元金均等払いの経過をグラフにあらわすとこのようになります。
金利の合計は306万9,792円となりました。元本3,500万円に対しては約9%で、若干元金均等払いのほうが少ないものの、利息の総額に違いはほぼありません。
以上をまとめると、元金均等払いでは毎月返済額が変わっていく点が大きな違いで、支払う利息には大差がないということになります。元利均等払いと比べると、元金均等払いは返済期間の前半では毎月返済額が多く、後半では少なくなっていくという逆転がみられます。
モゲ澤のオススメは「元利均等」
それでは、元利均等払いと元金均等払いのどっちがお得でしょうか?
まず、先ほど説明した元利均等払いと元金均等払いの毎月返済額ですが、途中で逆転する理由は「元本の毎月返済額が異なるから」です。毎月返済額のうち、元本返済額だけを抜粋したグラフを作ってみました。
これを見ると、返済初期は元金均等払いのほうが多く元本を返済し、後期は元利均等払いのほうが元本の返済が多くなります。その結果、「残っている元本」が大きく違ってきます。
元金均等払いであれば、120回目には2,500万円、240回目には1,500万円の元本が残ります。一方で元利均等払いでは、120回目には2,561万円、240回目には1,575万円であり、元金均等払いよりも多くの元本が残るのです。
この比較から、元金均等払いの本質的な意味合いが、「毎月、繰上返済するのと同じ」であることがわかります(繰上返済しているから、元利均等払いに比べて元本の減りが早くなるわけですね)。
つまり、元利均等払いと元金均等払いのどちらがお得かという話は、繰上返済をするかしないかという判断と同じなのです。
以前のnoteでも説明したとおり、①お得な団信をキープすべきであること、②現金を手元に残す利点が大きいことから、住宅ローンは借り続けるメリットが大きいです(このnoteも読んでみてください)。
繰上返済はお得な団信を手放すことであり、そして家計を守るためのお金や投資に回した場合の収益を失ってしまうことでもあります。
投資に関していえば、毎月1万円を繰上返済に回す場合と投資信託での運用に回した場合では、繰上返済で節約できる金利よりも投資で得られるリターンのほうが大きくなる確率が高いです。繰上返済に回していくよりは資産運用を進めるほうが合理的ですね。
このように、繰上返済しないメリットの方が大きいことを踏まえると、本質的に繰上返済と同じ意味をもつ元金均等払いではなく、元利均等払いをオススメします。

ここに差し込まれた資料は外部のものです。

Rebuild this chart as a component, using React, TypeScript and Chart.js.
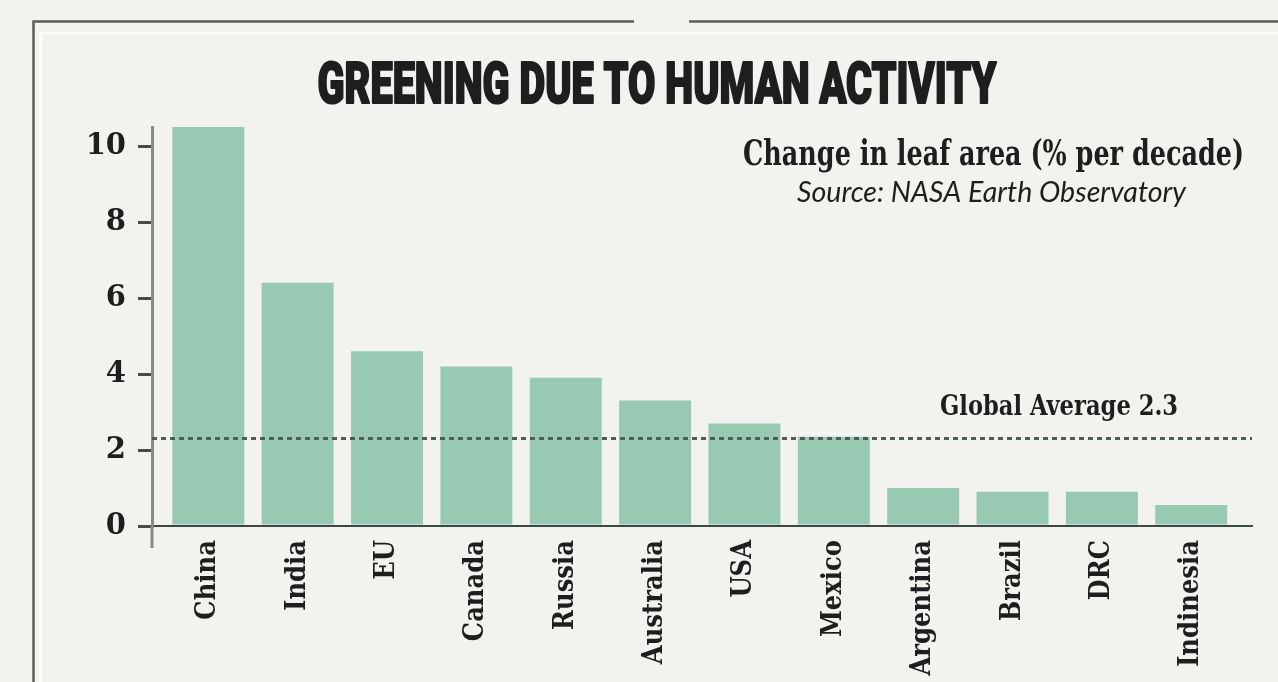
import { useEffect, useRef } from 'react';
import { Chart, registerables } from 'chart.js';

Chart.register(...registerables);

// Leaf-area change per country (% per decade)
const categories = ['China', 'India', 'EU', 'Canada', 'Russia', 'Australia', 'USA', 'Mexico', 'Argentina', 'Brazil', 'DRC', 'Indinesia'];
const leafAreaChange = [10.5, 6.4, 4.6, 4.2, 3.9, 3.3, 2.7, 2.35, 1.0, 0.9, 0.9, 0.55];
const yTickValues = [0, 2, 4, 6, 8, 10];
const globalAverage = 2.3;

const titleText = 'GREENING DUE TO HUMAN ACTIVITY';
const headingText = 'Change in leaf area (% per decade)';
const sourceText = 'Source: NASA Earth Observatory';
const averageLabel = `Global Average ${globalAverage}`;

const PAGE_BG = '#f2f2ee';
const INK = '#1e1e1e';
const BAR_GREEN = '#98c9b3';
const AXIS_GREY = '#8a8a8a';
const SERIF_CONDENSED = '"DejaVu Serif Condensed", "DejaVu Serif"';

// Draw a line of text squeezed horizontally to a given width.
function fitText(
  ctx: CanvasRenderingContext2D,
  text: string,
  font: string,
  x: number,
  y: number,
  width: number,
  align: 'left' | 'center' | 'right',
  heavy = 0
) {
  ctx.save();
  ctx.font = font;
  ctx.fillStyle = INK;
  ctx.strokeStyle = INK;
  ctx.textAlign = 'left';
  ctx.textBaseline = 'alphabetic';
  const measured = ctx.measureText(text).width;
  const sx = width / measured;
  const left = align === 'center' ? x - width / 2 : align === 'right' ? x - width : x;
  ctx.translate(left, y);
  ctx.scale(sx, 1);
  ctx.fillText(text, 0, 0);
  if (heavy > 0) {
    ctx.lineWidth = heavy;
    ctx.lineJoin = 'round';
    ctx.strokeText(text, 0, 0);
  }
  ctx.restore();
}

// Page background and the double frame along the top and left edges.
const framePlugin = {
  id: 'frame',
  beforeDraw(chart: any) {
    const { ctx, width, height } = chart;
    ctx.save();
    ctx.fillStyle = PAGE_BG;
    ctx.fillRect(0, 0, width, height);

    ctx.strokeStyle = '#fbfbf8';
    ctx.lineWidth = 3;
    ctx.beginPath();
    ctx.moveTo(41, height);
    ctx.lineTo(41, 33);
    ctx.lineTo(width, 33);
    ctx.stroke();

    ctx.strokeStyle = '#5c5c5c';
    ctx.lineWidth = 2.5;
    ctx.beginPath();
    ctx.moveTo(33.5, height);
    ctx.lineTo(33.5, 21.5);
    ctx.lineTo(634, 21.5);
    ctx.moveTo(689, 21.5);
    ctx.lineTo(width, 21.5);
    ctx.stroke();
    ctx.restore();
  },
};

// Headline, measure name and source line.
const headerPlugin = {
  id: 'header',
  afterDraw(chart: any) {
    const { ctx } = chart;
    fitText(ctx, titleText, '900 58px Roboto', 657, 103, 679, 'center', 2.2);
    fitText(ctx, headingText, `bold 36px ${SERIF_CONDENSED}`, 1244, 165, 501, 'right');
    fitText(ctx, sourceText, 'italic 29px Lato', 1186, 202, 389, 'right');
  },
};

// Dotted global-average reference line with its label, plus the y-axis stub below zero.
const averagePlugin = {
  id: 'average',
  afterDatasetsDraw(chart: any) {
    const { ctx, chartArea, scales } = chart;
    const y = scales.y.getPixelForValue(globalAverage);
    ctx.save();
    ctx.strokeStyle = '#4f5d56';
    ctx.lineWidth = 3;
    ctx.setLineDash([5, 4]);
    ctx.beginPath();
    ctx.moveTo(chartArea.left, y);
    ctx.lineTo(chartArea.right, y);
    ctx.stroke();
    ctx.restore();

    fitText(ctx, averageLabel, `bold 28px ${SERIF_CONDENSED}`, chartArea.right - 74, y - 24, 238, 'right');
  },
  afterDraw(chart: any) {
    const { ctx, chartArea } = chart;
    ctx.save();
    ctx.strokeStyle = AXIS_GREY;
    ctx.lineWidth = 3;
    ctx.beginPath();
    ctx.moveTo(chartArea.left, chartArea.bottom);
    ctx.lineTo(chartArea.left, chartArea.bottom + 22);
    ctx.stroke();
    ctx.restore();
  },
};

export default function App() {
  const canvasRef = useRef<HTMLCanvasElement | null>(null);

  useEffect(() => {
    if (!canvasRef.current) return;
    const points = categories.map((_, i) => ({ x: i, y: leafAreaChange[i] }));

    const chart = new Chart(canvasRef.current, {
      type: 'bar',
      data: {
        datasets: [
          {
            data: points as any,
            backgroundColor: BAR_GREEN,
            borderWidth: 0,
            barPercentage: 0.805,
            categoryPercentage: 1,
          },
        ],
      },
      options: {
        animation: false,
        responsive: false,
        devicePixelRatio: 1,
        layout: { padding: { top: 127, right: 26, bottom: 0, left: 0 } },
        plugins: {
          legend: { display: false },
          tooltip: { enabled: false },
        },
        scales: {
          x: {
            type: 'linear',
            offset: false,
            min: -0.63,
            max: categories.length - 1 + 0.68,
            grid: { display: false, drawTicks: false, offset: false },
            border: { display: true, color: '#3b4741', width: 2 },
            ticks: {
              autoSkip: false,
              minRotation: 90,
              maxRotation: 90,
              padding: 14,
              color: INK,
              font: { family: SERIF_CONDENSED, size: 27, weight: 'bold' },
              callback: (value: any) => categories[Math.round(Number(value))] ?? '',
            },
            afterBuildTicks: (scale: any) => {
              scale.ticks = categories.map((_, i) => ({ value: i }));
            },
            afterFit: (scale: any) => {
              scale.height = 156;
            },
          },
          y: {
            min: 0,
            max: 10.5,
            grid: {
              drawOnChartArea: false,
              drawTicks: true,
              tickLength: 14,
              color: '#4a4a4a',
              lineWidth: 3,
            },
            border: { display: true, color: AXIS_GREY, width: 3 },
            ticks: {
              padding: 12,
              color: INK,
              font: { family: '"DejaVu Serif"', size: 29, weight: 'bold' },
            },
            afterBuildTicks: (scale: any) => {
              scale.ticks = yTickValues.map((v) => ({ value: v }));
            },
            afterFit: (scale: any) => {
              scale.width = 152;
            },
          },
        },
      },
      plugins: [framePlugin, averagePlugin, headerPlugin],
    });

    return () => chart.destroy();
  }, []);

  return (
    <div style={{ position: 'absolute', left: 0, top: 0, width: 1278, height: 682, background: PAGE_BG }}>
      <canvas ref={canvasRef} width={1278} height={682} />
    </div>
  );
}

また、元金均等払いは返済初期に元本返済を頑張っている割には、金利を節約できていないという事実があります。下表は返済開始1年後の返済額と金利の割合ですが、7,000円近く多く返済する努力に対して、節約できている金利がわずか32円しかありません。
このような面からも、あえて元金均等払いを選ぶ必要性は少ないかなと思います。